**** LISTED ENTRIES ****

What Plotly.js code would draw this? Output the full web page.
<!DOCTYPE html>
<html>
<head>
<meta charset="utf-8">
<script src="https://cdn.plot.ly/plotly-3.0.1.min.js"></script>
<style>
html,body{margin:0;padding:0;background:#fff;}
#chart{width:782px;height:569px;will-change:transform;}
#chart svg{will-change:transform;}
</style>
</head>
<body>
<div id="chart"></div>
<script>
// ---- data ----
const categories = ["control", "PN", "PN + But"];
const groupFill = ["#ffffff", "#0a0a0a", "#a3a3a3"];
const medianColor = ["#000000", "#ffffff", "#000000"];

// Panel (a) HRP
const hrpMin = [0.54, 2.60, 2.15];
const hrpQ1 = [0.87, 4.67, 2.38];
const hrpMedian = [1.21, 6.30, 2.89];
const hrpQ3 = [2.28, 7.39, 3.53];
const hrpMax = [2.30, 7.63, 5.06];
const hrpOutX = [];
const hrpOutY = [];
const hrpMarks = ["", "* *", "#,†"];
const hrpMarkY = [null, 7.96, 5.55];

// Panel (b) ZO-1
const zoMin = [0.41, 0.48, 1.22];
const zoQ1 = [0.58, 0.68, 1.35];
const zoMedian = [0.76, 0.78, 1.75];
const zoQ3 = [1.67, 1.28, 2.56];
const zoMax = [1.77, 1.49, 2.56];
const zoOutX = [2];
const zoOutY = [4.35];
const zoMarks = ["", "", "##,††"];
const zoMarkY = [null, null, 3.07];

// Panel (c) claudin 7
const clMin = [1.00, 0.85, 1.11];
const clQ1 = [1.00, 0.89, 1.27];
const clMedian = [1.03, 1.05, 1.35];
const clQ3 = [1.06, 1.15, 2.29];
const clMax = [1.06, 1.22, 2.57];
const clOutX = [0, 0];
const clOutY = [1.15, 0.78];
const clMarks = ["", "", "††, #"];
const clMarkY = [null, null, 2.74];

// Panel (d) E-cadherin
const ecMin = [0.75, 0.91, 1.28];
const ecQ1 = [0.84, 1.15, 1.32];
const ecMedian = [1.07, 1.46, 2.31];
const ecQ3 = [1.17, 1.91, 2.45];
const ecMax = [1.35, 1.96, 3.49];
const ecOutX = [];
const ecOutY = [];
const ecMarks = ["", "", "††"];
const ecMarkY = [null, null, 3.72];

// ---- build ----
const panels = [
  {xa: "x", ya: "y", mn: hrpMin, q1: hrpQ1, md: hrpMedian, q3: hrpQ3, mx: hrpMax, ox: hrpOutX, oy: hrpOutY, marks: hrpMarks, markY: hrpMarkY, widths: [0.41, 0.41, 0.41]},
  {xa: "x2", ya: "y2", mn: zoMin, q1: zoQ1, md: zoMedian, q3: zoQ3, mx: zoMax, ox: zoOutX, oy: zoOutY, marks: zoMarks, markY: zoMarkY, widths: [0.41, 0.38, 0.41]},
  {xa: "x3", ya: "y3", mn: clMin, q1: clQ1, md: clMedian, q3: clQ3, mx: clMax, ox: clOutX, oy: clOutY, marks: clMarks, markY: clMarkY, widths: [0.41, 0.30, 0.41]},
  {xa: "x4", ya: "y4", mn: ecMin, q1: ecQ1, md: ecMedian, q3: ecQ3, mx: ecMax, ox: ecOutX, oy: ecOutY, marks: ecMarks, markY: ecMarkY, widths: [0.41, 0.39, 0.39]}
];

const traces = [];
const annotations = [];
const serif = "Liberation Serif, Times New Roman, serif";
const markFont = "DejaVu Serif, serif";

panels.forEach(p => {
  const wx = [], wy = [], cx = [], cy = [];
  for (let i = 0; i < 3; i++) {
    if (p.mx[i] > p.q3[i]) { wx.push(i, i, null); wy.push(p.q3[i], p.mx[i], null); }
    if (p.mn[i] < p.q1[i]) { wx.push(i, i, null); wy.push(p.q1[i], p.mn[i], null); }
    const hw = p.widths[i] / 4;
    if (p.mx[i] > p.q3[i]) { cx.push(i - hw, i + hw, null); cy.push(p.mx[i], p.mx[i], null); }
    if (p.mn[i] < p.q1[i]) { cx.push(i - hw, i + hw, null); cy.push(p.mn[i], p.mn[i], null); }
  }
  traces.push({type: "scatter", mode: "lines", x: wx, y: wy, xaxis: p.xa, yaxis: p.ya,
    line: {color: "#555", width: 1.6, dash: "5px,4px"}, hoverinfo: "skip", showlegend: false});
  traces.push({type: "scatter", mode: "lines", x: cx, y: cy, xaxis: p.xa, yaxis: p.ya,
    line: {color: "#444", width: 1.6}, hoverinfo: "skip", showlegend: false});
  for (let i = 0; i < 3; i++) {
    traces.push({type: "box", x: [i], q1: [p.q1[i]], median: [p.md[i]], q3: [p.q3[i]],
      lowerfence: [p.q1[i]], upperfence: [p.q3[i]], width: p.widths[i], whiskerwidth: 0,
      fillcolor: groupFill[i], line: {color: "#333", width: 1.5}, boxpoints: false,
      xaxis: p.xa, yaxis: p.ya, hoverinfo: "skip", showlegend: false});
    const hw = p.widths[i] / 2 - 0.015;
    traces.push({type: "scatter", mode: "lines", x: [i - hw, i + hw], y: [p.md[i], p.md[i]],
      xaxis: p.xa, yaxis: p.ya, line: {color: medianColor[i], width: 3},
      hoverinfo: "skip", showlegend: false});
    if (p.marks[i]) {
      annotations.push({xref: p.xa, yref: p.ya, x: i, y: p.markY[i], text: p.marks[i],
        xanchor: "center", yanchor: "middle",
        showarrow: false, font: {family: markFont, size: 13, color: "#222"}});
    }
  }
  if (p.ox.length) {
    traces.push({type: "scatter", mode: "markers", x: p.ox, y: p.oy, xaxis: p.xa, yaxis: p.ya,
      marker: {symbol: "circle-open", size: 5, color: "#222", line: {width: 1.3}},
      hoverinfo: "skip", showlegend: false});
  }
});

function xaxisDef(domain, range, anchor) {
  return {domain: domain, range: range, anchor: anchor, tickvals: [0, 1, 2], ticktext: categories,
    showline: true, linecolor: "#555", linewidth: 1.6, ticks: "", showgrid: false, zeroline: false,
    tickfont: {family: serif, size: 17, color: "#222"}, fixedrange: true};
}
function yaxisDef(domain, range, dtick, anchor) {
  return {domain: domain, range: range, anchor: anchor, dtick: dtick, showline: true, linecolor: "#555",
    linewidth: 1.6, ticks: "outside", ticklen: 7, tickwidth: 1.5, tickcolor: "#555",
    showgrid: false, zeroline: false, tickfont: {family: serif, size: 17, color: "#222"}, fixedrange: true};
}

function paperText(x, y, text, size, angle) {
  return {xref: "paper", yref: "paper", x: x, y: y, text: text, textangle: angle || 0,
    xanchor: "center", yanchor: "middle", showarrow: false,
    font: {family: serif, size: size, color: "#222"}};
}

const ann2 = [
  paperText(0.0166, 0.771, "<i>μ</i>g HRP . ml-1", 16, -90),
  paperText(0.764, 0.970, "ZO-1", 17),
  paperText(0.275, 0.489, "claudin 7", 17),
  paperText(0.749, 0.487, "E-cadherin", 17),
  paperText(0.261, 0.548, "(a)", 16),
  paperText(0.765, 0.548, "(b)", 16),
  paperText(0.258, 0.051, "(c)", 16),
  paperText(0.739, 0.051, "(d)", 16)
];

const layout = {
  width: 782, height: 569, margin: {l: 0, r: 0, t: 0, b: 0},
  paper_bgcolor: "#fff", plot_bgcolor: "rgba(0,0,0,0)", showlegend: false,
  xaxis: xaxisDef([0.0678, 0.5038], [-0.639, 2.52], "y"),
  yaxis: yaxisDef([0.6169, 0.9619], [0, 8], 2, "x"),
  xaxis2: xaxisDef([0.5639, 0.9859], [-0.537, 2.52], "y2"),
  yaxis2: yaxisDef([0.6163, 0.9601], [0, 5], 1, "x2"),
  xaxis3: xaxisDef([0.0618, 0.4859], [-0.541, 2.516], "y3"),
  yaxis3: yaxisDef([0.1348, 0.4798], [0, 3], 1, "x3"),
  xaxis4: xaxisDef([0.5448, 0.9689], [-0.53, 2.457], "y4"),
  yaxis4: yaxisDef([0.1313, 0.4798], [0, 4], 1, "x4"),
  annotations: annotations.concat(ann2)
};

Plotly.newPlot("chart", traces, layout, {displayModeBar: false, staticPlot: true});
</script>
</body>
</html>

****
**** LISTED ENTRIES ****

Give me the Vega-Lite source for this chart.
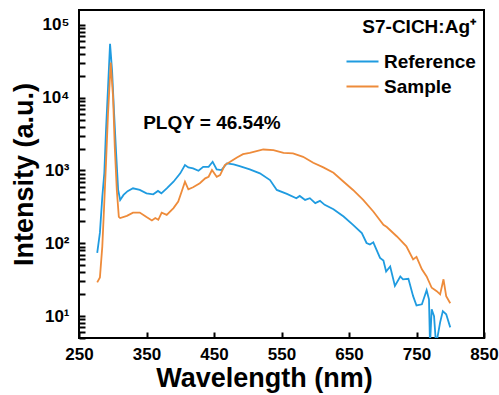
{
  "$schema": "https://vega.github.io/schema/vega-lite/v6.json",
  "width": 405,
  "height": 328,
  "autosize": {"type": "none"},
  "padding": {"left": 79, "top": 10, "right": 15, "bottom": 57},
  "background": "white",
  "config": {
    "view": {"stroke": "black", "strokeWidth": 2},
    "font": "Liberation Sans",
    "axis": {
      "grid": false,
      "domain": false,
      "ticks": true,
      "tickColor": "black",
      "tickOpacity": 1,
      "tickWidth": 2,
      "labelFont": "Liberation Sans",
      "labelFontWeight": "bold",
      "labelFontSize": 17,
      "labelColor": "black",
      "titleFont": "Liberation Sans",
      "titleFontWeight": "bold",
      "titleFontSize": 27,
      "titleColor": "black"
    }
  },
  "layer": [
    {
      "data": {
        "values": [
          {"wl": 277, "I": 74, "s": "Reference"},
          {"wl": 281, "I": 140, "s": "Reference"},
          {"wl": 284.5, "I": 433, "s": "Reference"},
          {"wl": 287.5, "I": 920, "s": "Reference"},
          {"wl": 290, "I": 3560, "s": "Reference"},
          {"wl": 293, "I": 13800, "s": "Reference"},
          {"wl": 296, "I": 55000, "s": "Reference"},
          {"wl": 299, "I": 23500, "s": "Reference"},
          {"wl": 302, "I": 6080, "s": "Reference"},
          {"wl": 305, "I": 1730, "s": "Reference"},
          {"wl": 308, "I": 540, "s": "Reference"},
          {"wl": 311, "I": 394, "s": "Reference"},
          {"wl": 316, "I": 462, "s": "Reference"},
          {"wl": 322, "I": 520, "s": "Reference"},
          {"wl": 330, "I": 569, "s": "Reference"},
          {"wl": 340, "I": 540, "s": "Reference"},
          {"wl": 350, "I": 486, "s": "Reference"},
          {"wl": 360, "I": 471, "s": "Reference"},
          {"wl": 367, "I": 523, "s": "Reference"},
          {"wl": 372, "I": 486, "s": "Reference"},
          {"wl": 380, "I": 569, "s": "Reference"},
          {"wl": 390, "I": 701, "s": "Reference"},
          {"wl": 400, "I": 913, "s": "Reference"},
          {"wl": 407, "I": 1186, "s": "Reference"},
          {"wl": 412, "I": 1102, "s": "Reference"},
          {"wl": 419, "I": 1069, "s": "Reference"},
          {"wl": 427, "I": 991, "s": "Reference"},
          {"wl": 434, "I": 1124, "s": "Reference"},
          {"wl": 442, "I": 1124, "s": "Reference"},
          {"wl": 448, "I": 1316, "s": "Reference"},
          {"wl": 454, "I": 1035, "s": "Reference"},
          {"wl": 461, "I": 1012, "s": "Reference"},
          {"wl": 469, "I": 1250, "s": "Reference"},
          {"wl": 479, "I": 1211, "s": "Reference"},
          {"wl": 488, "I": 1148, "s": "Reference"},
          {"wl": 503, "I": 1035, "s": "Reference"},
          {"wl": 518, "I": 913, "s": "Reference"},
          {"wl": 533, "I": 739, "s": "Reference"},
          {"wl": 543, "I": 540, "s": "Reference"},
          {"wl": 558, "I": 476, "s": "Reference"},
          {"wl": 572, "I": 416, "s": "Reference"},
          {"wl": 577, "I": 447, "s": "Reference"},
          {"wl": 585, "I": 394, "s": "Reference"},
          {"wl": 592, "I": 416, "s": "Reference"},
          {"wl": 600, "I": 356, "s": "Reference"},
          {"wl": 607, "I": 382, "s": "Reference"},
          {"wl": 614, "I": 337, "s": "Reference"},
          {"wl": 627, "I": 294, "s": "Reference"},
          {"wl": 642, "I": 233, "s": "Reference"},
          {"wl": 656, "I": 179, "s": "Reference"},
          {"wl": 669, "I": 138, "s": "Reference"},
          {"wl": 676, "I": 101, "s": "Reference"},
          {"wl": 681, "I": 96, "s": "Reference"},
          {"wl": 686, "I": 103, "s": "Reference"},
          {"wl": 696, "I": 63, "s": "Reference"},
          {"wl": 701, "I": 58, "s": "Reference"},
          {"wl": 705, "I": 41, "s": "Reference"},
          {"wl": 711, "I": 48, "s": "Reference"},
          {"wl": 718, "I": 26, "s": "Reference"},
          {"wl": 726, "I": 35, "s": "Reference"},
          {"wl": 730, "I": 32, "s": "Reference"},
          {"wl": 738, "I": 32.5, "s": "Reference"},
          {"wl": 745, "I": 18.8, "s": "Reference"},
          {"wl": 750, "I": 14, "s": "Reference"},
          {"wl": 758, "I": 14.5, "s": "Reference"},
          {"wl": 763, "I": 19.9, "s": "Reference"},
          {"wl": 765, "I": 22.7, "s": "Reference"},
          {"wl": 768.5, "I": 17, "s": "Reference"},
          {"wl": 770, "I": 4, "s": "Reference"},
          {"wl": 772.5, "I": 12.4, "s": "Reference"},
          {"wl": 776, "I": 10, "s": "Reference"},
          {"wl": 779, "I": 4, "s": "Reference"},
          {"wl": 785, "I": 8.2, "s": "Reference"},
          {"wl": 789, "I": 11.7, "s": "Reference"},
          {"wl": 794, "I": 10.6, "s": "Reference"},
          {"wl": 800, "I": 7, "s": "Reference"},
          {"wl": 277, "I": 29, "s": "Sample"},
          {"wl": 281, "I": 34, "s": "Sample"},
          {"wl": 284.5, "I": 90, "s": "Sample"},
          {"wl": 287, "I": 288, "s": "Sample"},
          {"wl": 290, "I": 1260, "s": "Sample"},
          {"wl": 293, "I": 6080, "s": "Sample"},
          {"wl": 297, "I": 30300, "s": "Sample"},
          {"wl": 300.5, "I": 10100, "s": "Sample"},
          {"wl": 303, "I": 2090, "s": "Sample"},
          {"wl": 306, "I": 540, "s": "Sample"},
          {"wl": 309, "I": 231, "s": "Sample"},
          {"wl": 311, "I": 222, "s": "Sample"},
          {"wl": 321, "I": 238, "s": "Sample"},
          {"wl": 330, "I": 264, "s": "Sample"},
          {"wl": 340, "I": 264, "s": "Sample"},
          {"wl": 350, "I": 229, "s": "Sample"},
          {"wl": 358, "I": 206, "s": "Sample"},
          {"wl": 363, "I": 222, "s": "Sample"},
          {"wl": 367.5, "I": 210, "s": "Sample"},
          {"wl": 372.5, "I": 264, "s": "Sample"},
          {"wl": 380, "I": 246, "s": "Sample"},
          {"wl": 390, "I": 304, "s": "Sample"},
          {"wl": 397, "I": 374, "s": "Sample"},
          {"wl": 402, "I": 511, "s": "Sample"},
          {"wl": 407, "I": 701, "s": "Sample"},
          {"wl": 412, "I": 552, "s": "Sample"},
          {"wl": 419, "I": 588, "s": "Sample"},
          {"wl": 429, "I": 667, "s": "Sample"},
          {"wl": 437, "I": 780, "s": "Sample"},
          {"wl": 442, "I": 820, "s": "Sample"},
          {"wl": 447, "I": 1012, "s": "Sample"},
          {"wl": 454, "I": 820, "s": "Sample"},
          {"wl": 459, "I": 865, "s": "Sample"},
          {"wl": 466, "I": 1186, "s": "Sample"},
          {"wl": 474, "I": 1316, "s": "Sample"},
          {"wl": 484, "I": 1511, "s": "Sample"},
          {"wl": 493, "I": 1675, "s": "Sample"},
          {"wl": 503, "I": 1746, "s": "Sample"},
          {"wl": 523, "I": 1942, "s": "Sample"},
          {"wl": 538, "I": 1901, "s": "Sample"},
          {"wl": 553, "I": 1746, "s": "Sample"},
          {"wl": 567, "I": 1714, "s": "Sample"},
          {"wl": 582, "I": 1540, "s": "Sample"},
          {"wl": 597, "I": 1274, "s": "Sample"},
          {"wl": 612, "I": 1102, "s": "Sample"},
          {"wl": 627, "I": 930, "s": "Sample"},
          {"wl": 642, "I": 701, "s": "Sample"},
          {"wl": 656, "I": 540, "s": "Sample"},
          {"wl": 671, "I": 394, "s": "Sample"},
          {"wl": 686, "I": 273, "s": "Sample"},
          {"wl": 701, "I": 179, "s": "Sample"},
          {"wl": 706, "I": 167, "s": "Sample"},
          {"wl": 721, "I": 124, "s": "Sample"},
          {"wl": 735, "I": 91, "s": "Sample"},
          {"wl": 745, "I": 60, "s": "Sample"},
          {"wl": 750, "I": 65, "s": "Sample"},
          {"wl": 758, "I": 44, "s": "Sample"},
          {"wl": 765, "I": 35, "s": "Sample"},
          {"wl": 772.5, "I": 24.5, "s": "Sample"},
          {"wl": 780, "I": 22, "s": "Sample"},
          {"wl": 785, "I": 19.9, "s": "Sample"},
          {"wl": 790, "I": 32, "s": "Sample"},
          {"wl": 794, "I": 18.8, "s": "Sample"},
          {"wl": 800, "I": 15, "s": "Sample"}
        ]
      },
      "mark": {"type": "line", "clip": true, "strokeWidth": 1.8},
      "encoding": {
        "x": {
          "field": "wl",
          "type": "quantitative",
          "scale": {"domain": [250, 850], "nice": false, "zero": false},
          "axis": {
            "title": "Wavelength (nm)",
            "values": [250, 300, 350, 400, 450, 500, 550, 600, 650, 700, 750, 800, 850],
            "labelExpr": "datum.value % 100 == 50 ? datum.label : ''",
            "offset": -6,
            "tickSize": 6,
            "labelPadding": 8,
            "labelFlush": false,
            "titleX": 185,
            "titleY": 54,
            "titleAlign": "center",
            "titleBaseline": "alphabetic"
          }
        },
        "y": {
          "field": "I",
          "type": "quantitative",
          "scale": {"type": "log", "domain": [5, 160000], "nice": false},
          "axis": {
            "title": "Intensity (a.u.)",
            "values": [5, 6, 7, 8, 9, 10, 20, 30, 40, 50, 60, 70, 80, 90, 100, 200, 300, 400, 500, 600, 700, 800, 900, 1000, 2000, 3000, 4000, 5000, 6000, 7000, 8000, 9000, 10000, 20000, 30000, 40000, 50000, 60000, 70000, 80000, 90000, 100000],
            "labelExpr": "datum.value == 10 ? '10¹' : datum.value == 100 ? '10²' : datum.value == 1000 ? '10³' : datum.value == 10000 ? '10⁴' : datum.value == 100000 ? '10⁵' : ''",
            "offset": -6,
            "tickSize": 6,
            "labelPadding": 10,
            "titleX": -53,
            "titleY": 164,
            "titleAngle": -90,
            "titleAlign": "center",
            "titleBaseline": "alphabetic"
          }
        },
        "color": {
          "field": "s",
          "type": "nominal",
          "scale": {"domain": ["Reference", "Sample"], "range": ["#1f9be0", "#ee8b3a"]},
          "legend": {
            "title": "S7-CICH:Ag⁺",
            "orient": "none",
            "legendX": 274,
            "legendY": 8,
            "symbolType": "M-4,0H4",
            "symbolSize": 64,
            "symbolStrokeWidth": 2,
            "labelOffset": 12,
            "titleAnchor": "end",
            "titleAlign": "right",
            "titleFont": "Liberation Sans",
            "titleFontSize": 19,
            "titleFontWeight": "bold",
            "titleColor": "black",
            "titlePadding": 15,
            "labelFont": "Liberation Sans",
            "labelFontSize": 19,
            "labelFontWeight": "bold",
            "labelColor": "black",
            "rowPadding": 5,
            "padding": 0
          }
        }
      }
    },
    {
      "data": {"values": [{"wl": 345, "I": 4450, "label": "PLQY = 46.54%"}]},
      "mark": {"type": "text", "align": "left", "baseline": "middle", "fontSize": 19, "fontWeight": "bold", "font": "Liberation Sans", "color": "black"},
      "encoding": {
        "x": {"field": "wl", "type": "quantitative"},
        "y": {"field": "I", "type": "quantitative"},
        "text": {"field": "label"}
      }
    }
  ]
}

****

Repeat exactly, and only, the lines from the one containing "What Plotly.js code" through the one containing "const clMarkY = [null, null, 2.74];", both included.

What Plotly.js code would draw this? Output the full web page.
<!DOCTYPE html>
<html>
<head>
<meta charset="utf-8">
<script src="https://cdn.plot.ly/plotly-3.0.1.min.js"></script>
<style>
html,body{margin:0;padding:0;background:#fff;}
#chart{width:782px;height:569px;will-change:transform;}
#chart svg{will-change:transform;}
</style>
</head>
<body>
<div id="chart"></div>
<script>
// ---- data ----
const categories = ["control", "PN", "PN + But"];
const groupFill = ["#ffffff", "#0a0a0a", "#a3a3a3"];
const medianColor = ["#000000", "#ffffff", "#000000"];

// Panel (a) HRP
const hrpMin = [0.54, 2.60, 2.15];
const hrpQ1 = [0.87, 4.67, 2.38];
const hrpMedian = [1.21, 6.30, 2.89];
const hrpQ3 = [2.28, 7.39, 3.53];
const hrpMax = [2.30, 7.63, 5.06];
const hrpOutX = [];
const hrpOutY = [];
const hrpMarks = ["", "* *", "#,†"];
const hrpMarkY = [null, 7.96, 5.55];

// Panel (b) ZO-1
const zoMin = [0.41, 0.48, 1.22];
const zoQ1 = [0.58, 0.68, 1.35];
const zoMedian = [0.76, 0.78, 1.75];
const zoQ3 = [1.67, 1.28, 2.56];
const zoMax = [1.77, 1.49, 2.56];
const zoOutX = [2];
const zoOutY = [4.35];
const zoMarks = ["", "", "##,††"];
const zoMarkY = [null, null, 3.07];

// Panel (c) claudin 7
const clMin = [1.00, 0.85, 1.11];
const clQ1 = [1.00, 0.89, 1.27];
const clMedian = [1.03, 1.05, 1.35];
const clQ3 = [1.06, 1.15, 2.29];
const clMax = [1.06, 1.22, 2.57];
const clOutX = [0, 0];
const clOutY = [1.15, 0.78];
const clMarks = ["", "", "††, #"];
const clMarkY = [null, null, 2.74];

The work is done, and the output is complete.